Boris Johnson increased the pressure on her last year by suspending Britain’s £4.7million annual grant to the Commonwealth Secretariat, arguing that a majority of its leaders wanted her to go.

No further funds would be forthcoming from the British Government until the Secretariat put its financial house in order – and included new protection for whistle blowers.

It meant the Secretariat, run from Marlborough House in Westminster, was in danger of going bust.

Defiant, Baroness Scotland, who was born in Dominica, accused the Prime Minister of a ‘fake news’ style attempt to undermine her and vowed she was ‘going nowhere’.

Her allies claimed the bid to oust her was led by mainly white member nations who did not want a black female leader.

Critics, meanwhile, claimed that her supporters were playing ‘the Meghan card’ – a reference to claims that criticism of the Duchess of Sussex is partly related to race.

If Baroness Scotland’s detractors had tried to invent a candidate better suited to taking her on they would have struggled to improve on Kenyan defence minister, Dr Monica Juma.

After obtaining a masters and doctorate in philosophy at Oxford, she joined Kenya’s foreign ministry, pioneered its anti-terrorist policy and has worked for the UN.

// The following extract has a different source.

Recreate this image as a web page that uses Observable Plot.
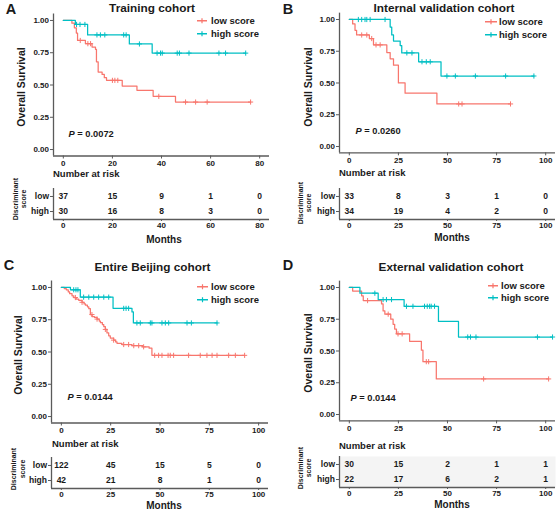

A senior diplomat told the Daily Mail: ‘Baroness Scotland’s backers cannot play the race card against Monica Juma. She is hugely respected in Africa and beyond and as a former diplomat has the skills that Scotland, who has an unfortunate tendency to rub people up the wrong way, lacks.

‘Even Caribbean nations who supported her in the past are losing patience with her.

‘The Commonwealth Secretariat has wasted money and covered up wrongdoing – yet lectures member states, including some of the poorest countries on earth, on the need for transparency and prudence. It cannot go on.’